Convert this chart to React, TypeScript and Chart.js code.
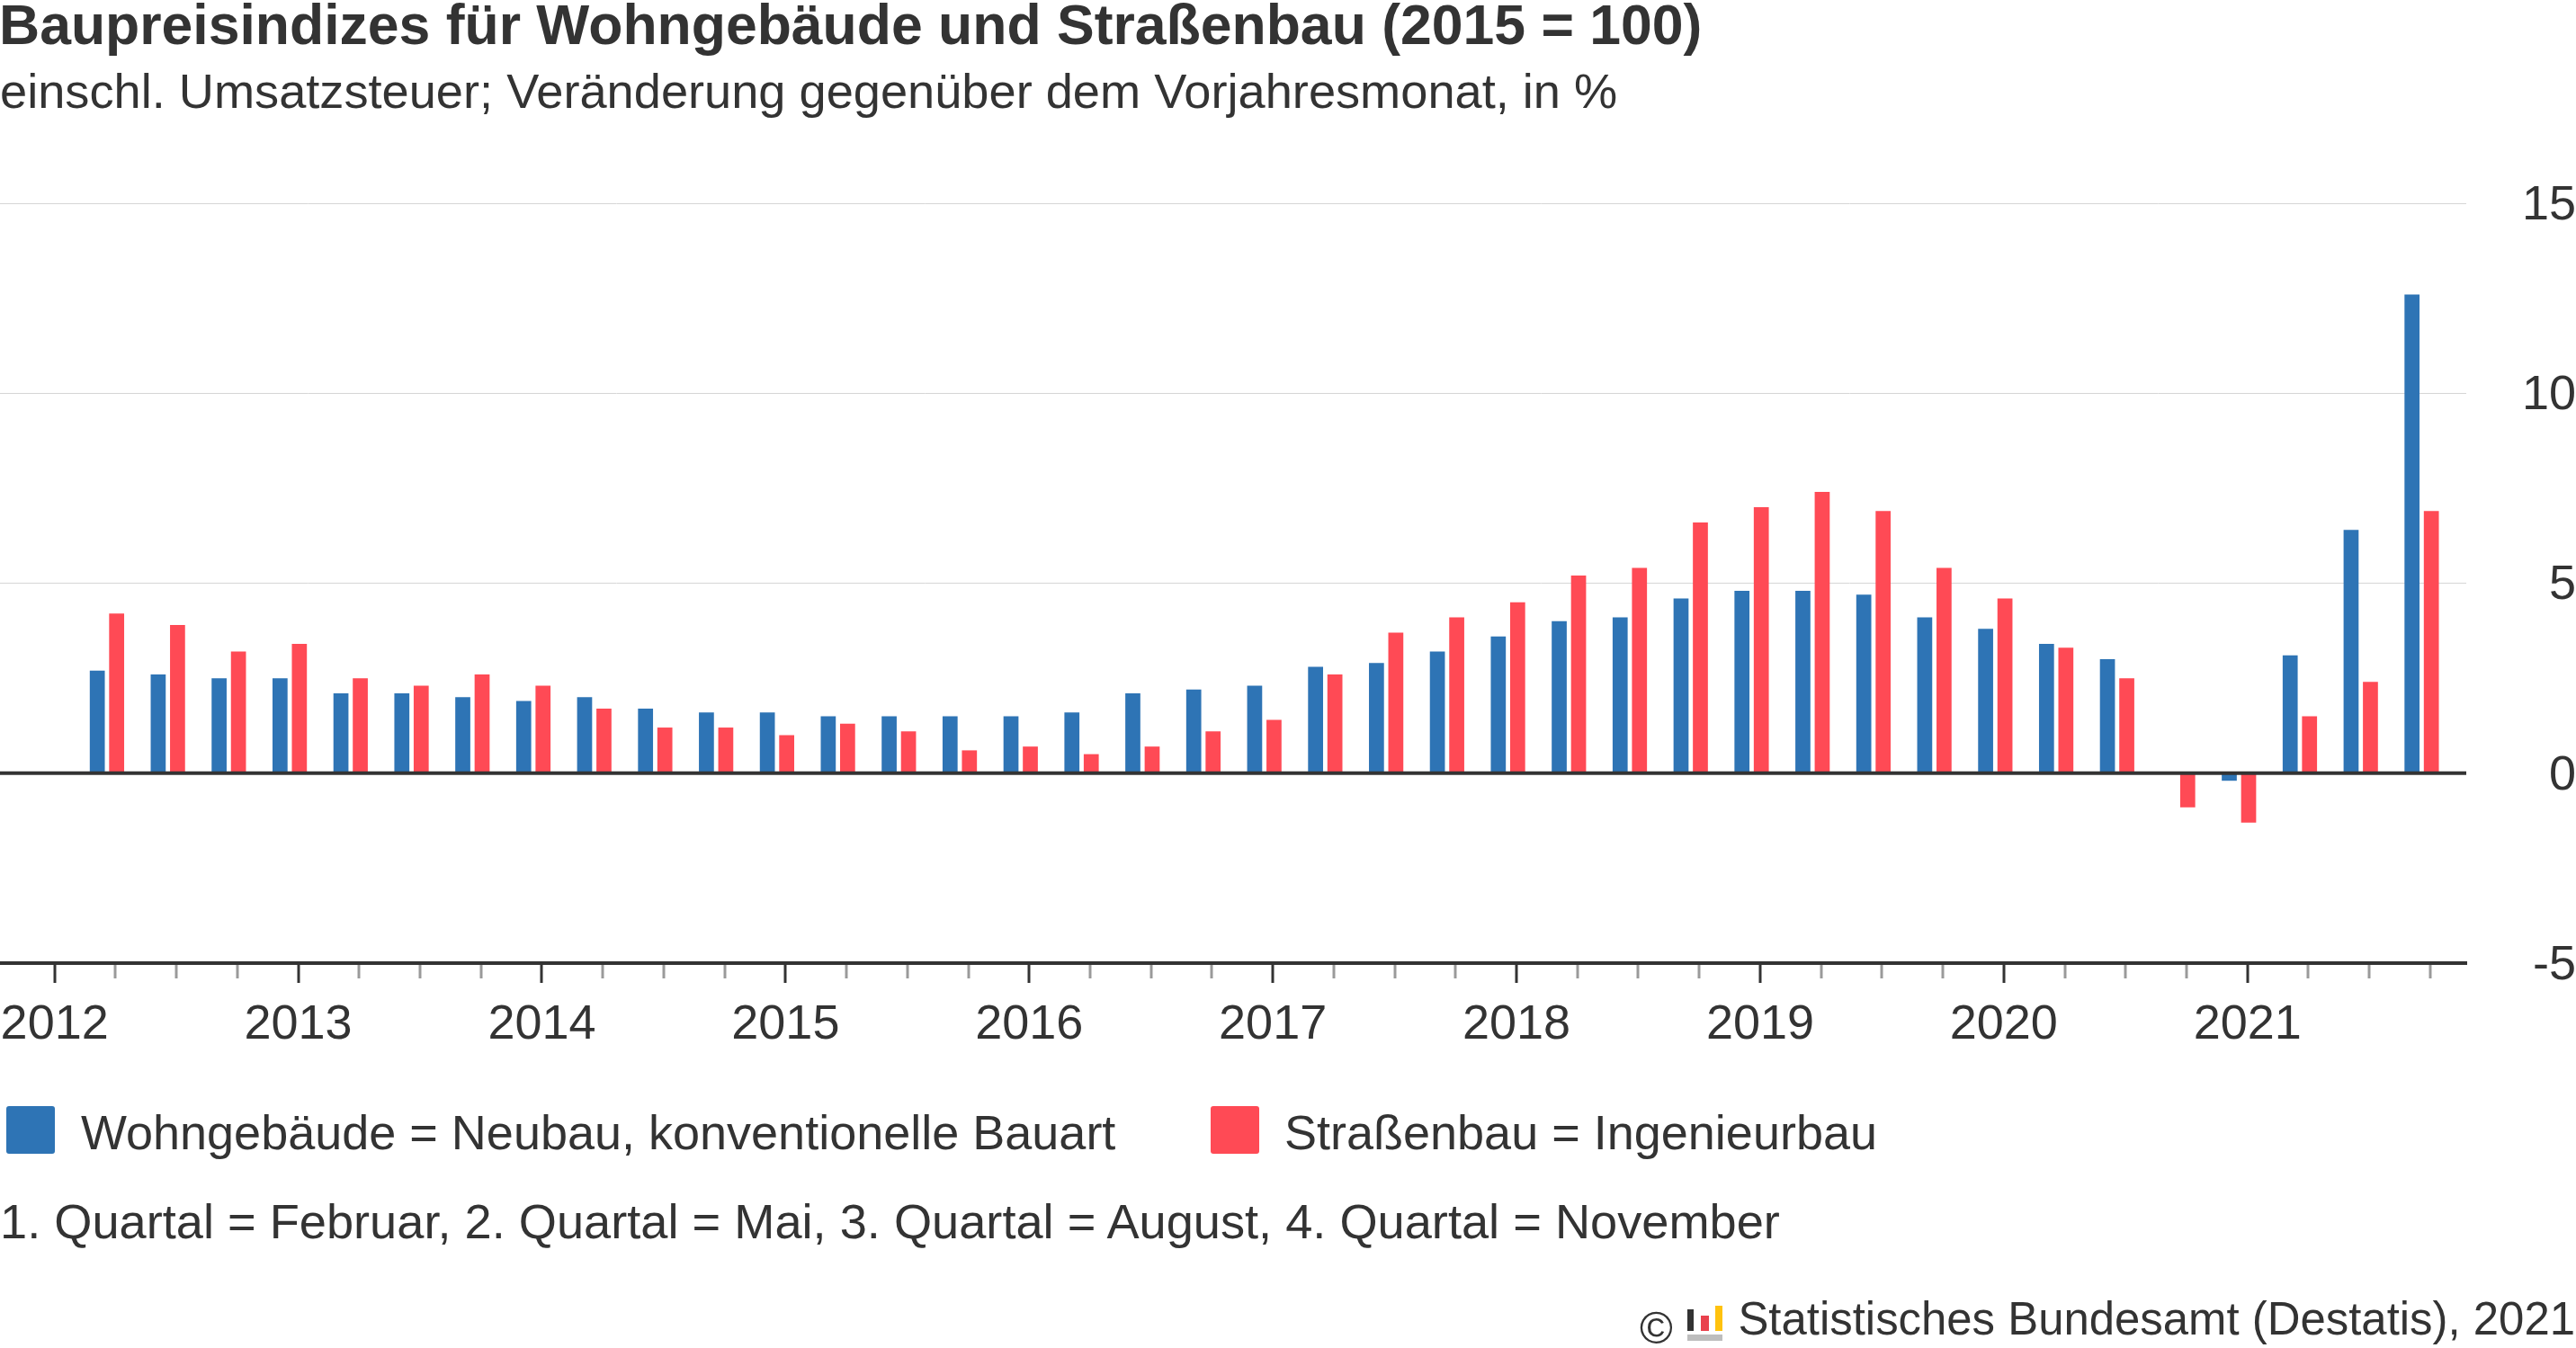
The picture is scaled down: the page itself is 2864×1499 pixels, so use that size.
import React, { useEffect, useRef } from 'react';
import { Chart, registerables } from 'chart.js';

Chart.register(...registerables);

// ---------------- data ----------------
const quarters = [
  '2012 Q1', '2012 Q2', '2012 Q3', '2012 Q4',
  '2013 Q1', '2013 Q2', '2013 Q3', '2013 Q4',
  '2014 Q1', '2014 Q2', '2014 Q3', '2014 Q4',
  '2015 Q1', '2015 Q2', '2015 Q3', '2015 Q4',
  '2016 Q1', '2016 Q2', '2016 Q3', '2016 Q4',
  '2017 Q1', '2017 Q2', '2017 Q3', '2017 Q4',
  '2018 Q1', '2018 Q2', '2018 Q3', '2018 Q4',
  '2019 Q1', '2019 Q2', '2019 Q3', '2019 Q4',
  '2020 Q1', '2020 Q2', '2020 Q3', '2020 Q4',
  '2021 Q1', '2021 Q2', '2021 Q3',
];

const wohngebaeude = [
  2.7, 2.6, 2.5, 2.5,
  2.1, 2.1, 2.0, 1.9,
  2.0, 1.7, 1.6, 1.6,
  1.5, 1.5, 1.5, 1.5,
  1.6, 2.1, 2.2, 2.3,
  2.8, 2.9, 3.2, 3.6,
  4.0, 4.1, 4.6, 4.8,
  4.8, 4.7, 4.1, 3.8,
  3.4, 3.0, 0.0, -0.2,
  3.1, 6.4, 12.6,
];

const strassenbau = [
  4.2, 3.9, 3.2, 3.4,
  2.5, 2.3, 2.6, 2.3,
  1.7, 1.2, 1.2, 1.0,
  1.3, 1.1, 0.6, 0.7,
  0.5, 0.7, 1.1, 1.4,
  2.6, 3.7, 4.1, 4.5,
  5.2, 5.4, 6.6, 7.0,
  7.4, 6.9, 5.4, 4.6,
  3.3, 2.5, -0.9, -1.3,
  1.5, 2.4, 6.9,
];

const yearTicks = [2012, 2013, 2014, 2015, 2016, 2017, 2018, 2019, 2020, 2021];
const yTicks = [-5, 0, 5, 10, 15];

const seriesNames = [
  'Wohngebäude = Neubau, konventionelle Bauart',
  'Straßenbau = Ingenieurbau',
];
const titleText = 'Baupreisindizes für Wohngebäude und Straßenbau (2015 = 100)';
const subtitleText = 'einschl. Umsatzsteuer; Veränderung gegenüber dem Vorjahresmonat, in %';
const noteText = '1. Quartal = Februar, 2. Quartal = Mai, 3. Quartal = August, 4. Quartal = November';
const sourceText = 'Statistisches Bundesamt (Destatis), 2021';

// ---------------- styling / layout ----------------
const BLUE = '#2e74b5';
const RED = '#ff4a55';
const TEXT = '#333333';
const FONT = '"Liberation Sans", Arial, Helvetica, sans-serif';

const W = 2864;
const H = 1499;
const PLOT_TOP = 226;
const PLOT_BOTTOM = 1071;
const Y_AXIS_W = 122;
const X_MIN = 2011.776;
const X_MAX = 2021.898;
const BAR_SHIFT = 0.215;

function quarterPos(label: string): number {
  const [y, q] = label.split(' Q');
  return Number(y) + (Number(q) - 1) * 0.25 + BAR_SHIFT;
}

const axisDecor = {
  id: 'axisDecor',
  afterDatasetsDraw(chart: any) {
    const ctx = chart.ctx;
    const xs = chart.scales.x;
    const ys = chart.scales.y;
    const area = chart.chartArea;
    ctx.save();
    // zero line
    const y0 = ys.getPixelForValue(0);
    ctx.strokeStyle = TEXT;
    ctx.lineWidth = 4;
    ctx.beginPath();
    ctx.moveTo(area.left, y0);
    ctx.lineTo(area.right, y0);
    ctx.stroke();
    // quarter tick marks below the x axis
    const yb = area.bottom + 2;
    for (const yr of yearTicks) {
      for (let q = 0; q < 4; q++) {
        const v = yr + q * 0.25;
        if (v > xs.max) continue;
        const px = Math.round(xs.getPixelForValue(v));
        const major = q === 0;
        ctx.strokeStyle = major ? TEXT : '#9a9a9a';
        ctx.lineWidth = 3;
        ctx.beginPath();
        ctx.moveTo(px, yb);
        ctx.lineTo(px, yb + (major ? 20 : 15));
        ctx.stroke();
      }
    }
    ctx.restore();
  },
};

function ChartCanvas() {
  const ref = useRef<HTMLCanvasElement | null>(null);
  useEffect(() => {
    if (!ref.current) return;
    const chart = new Chart(ref.current, {
      type: 'bar',
      data: {
        datasets: [
          {
            label: seriesNames[0],
            data: quarters.map((q, i) => ({ x: quarterPos(q), y: wohngebaeude[i] })),
            backgroundColor: BLUE,
            borderWidth: 0,
          },
          {
            label: seriesNames[1],
            data: quarters.map((q, i) => ({ x: quarterPos(q), y: strassenbau[i] })),
            backgroundColor: RED,
            borderWidth: 0,
          },
        ],
      },
      options: {
        responsive: false,
        devicePixelRatio: 1,
        animation: false,
        events: [],
        layout: { autoPadding: false, padding: { top: PLOT_TOP, left: 0, right: 0, bottom: 0 } },
        datasets: {
          bar: { categoryPercentage: 0.635, barPercentage: 0.777 },
        },
        plugins: {
          legend: { display: false },
          title: { display: false },
          tooltip: { enabled: false },
        },
        scales: {
          x: {
            type: 'linear',
            position: 'bottom',
            offset: false,
            min: X_MIN,
            max: X_MAX,
            grid: { display: false, drawTicks: false, offset: false },
            border: { display: true, color: TEXT, width: 4 },
            afterBuildTicks: (s: any) => {
              s.ticks = yearTicks.map((v) => ({ value: v }));
            },
            ticks: {
              autoSkip: false,
              maxRotation: 0,
              minRotation: 0,
              padding: 37,
              color: TEXT,
              font: { family: FONT, size: 54 },
              callback: (v: any) => String(v),
            },
            afterFit: (s: any) => {
              s.height = H - PLOT_BOTTOM;
              s.paddingLeft = 0;
              s.paddingRight = 0;
            },
          },
          y: {
            type: 'linear',
            position: 'right',
            min: -5,
            max: 15,
            afterBuildTicks: (s: any) => {
              s.ticks = yTicks.map((v) => ({ value: v }));
            },
            grid: {
              drawTicks: false,
              color: (c: any) =>
                c.tick && (c.tick.value === 0 || c.tick.value === -5) ? 'rgba(0,0,0,0)' : '#d6d6d6',
              lineWidth: 1,
            },
            border: { display: false },
            ticks: {
              crossAlign: 'far',
              padding: 61,
              labelOffset: 3,
              color: TEXT,
              font: { family: FONT, size: 54 },
              callback: (v: any) => String(v),
            },
            afterFit: (s: any) => {
              s.width = Y_AXIS_W;
              s.paddingTop = 0;
              s.paddingBottom = 0;
            },
          },
        },
      } as any,
      plugins: [axisDecor],
    });
    return () => chart.destroy();
  }, []);
  return <canvas ref={ref} width={W} height={H} style={{ position: 'absolute', left: 0, top: 0, width: W, height: H }} />;
}

// place text by its baseline (line-height 1, Liberation Sans metrics)
function textTop(baseline: number, size: number) {
  return baseline - 0.8465 * size;
}

const txt = (size: number, baseline: number, extra: React.CSSProperties = {}): React.CSSProperties => ({
  position: 'absolute',
  top: textTop(baseline, size),
  fontFamily: FONT,
  fontSize: size,
  lineHeight: 1,
  color: TEXT,
  whiteSpace: 'nowrap',
  ...extra,
});

export default function App() {
  useEffect(() => {
    document.body.style.margin = '0';
    document.body.style.overflow = 'hidden';
  }, []);
  const legendColors = [BLUE, RED];
  const legendBoxX = [7, 1346];
  const legendTextX = [90, 1428];
  return (
    <div style={{ position: 'absolute', left: 0, top: 0, width: W, height: H, background: '#fff', overflow: 'hidden' }}>
      <ChartCanvas />
      <div style={txt(62.5, 49, { left: -1, fontWeight: 'bold' })}>{titleText}</div>
      <div style={txt(54.2, 120, { left: 0 })}>{subtitleText}</div>
      {seriesNames.map((name, i) => (
        <React.Fragment key={name}>
          <div
            style={{
              position: 'absolute',
              left: legendBoxX[i],
              top: 1230,
              width: 54,
              height: 53,
              borderRadius: 3,
              background: legendColors[i],
            }}
          />
          <div style={txt(54, 1278, { left: legendTextX[i] })}>{name}</div>
        </React.Fragment>
      ))}
      <div style={txt(54.2, 1377, { left: 0 })}>{noteText}</div>
      <div style={txt(50, 1494, { left: 1823 })}>©</div>
      <div style={{ position: 'absolute', left: 1876, top: 1456, width: 7, height: 24, background: '#333' }} />
      <div style={{ position: 'absolute', left: 1891, top: 1463, width: 9, height: 17, background: '#e9414d' }} />
      <div style={{ position: 'absolute', left: 1907, top: 1452, width: 8, height: 28, background: '#ffc20e' }} />
      <div style={{ position: 'absolute', left: 1876, top: 1484, width: 39, height: 7, background: '#bdbdbd' }} />
      <div style={txt(50.9, 1485, { right: 1, textAlign: 'right' })}>{sourceText}</div>
    </div>
  );
}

..........

INSTRUCTIONS TO FOLLOW> Please print exactly, and only, the lines from the line with "The picture is" to the line with "const yTicks = [-5, 0, 5, 10, 15];", both included.

SOLUTION TO THE PROBLEM>
The picture is scaled down: the page itself is 2864×1499 pixels, so use that size.
import React, { useEffect, useRef } from 'react';
import { Chart, registerables } from 'chart.js';

Chart.register(...registerables);

// ---------------- data ----------------
const quarters = [
  '2012 Q1', '2012 Q2', '2012 Q3', '2012 Q4',
  '2013 Q1', '2013 Q2', '2013 Q3', '2013 Q4',
  '2014 Q1', '2014 Q2', '2014 Q3', '2014 Q4',
  '2015 Q1', '2015 Q2', '2015 Q3', '2015 Q4',
  '2016 Q1', '2016 Q2', '2016 Q3', '2016 Q4',
  '2017 Q1', '2017 Q2', '2017 Q3', '2017 Q4',
  '2018 Q1', '2018 Q2', '2018 Q3', '2018 Q4',
  '2019 Q1', '2019 Q2', '2019 Q3', '2019 Q4',
  '2020 Q1', '2020 Q2', '2020 Q3', '2020 Q4',
  '2021 Q1', '2021 Q2', '2021 Q3',
];

const wohngebaeude = [
  2.7, 2.6, 2.5, 2.5,
  2.1, 2.1, 2.0, 1.9,
  2.0, 1.7, 1.6, 1.6,
  1.5, 1.5, 1.5, 1.5,
  1.6, 2.1, 2.2, 2.3,
  2.8, 2.9, 3.2, 3.6,
  4.0, 4.1, 4.6, 4.8,
  4.8, 4.7, 4.1, 3.8,
  3.4, 3.0, 0.0, -0.2,
  3.1, 6.4, 12.6,
];

const strassenbau = [
  4.2, 3.9, 3.2, 3.4,
  2.5, 2.3, 2.6, 2.3,
  1.7, 1.2, 1.2, 1.0,
  1.3, 1.1, 0.6, 0.7,
  0.5, 0.7, 1.1, 1.4,
  2.6, 3.7, 4.1, 4.5,
  5.2, 5.4, 6.6, 7.0,
  7.4, 6.9, 5.4, 4.6,
  3.3, 2.5, -0.9, -1.3,
  1.5, 2.4, 6.9,
];

const yearTicks = [2012, 2013, 2014, 2015, 2016, 2017, 2018, 2019, 2020, 2021];
const yTicks = [-5, 0, 5, 10, 15];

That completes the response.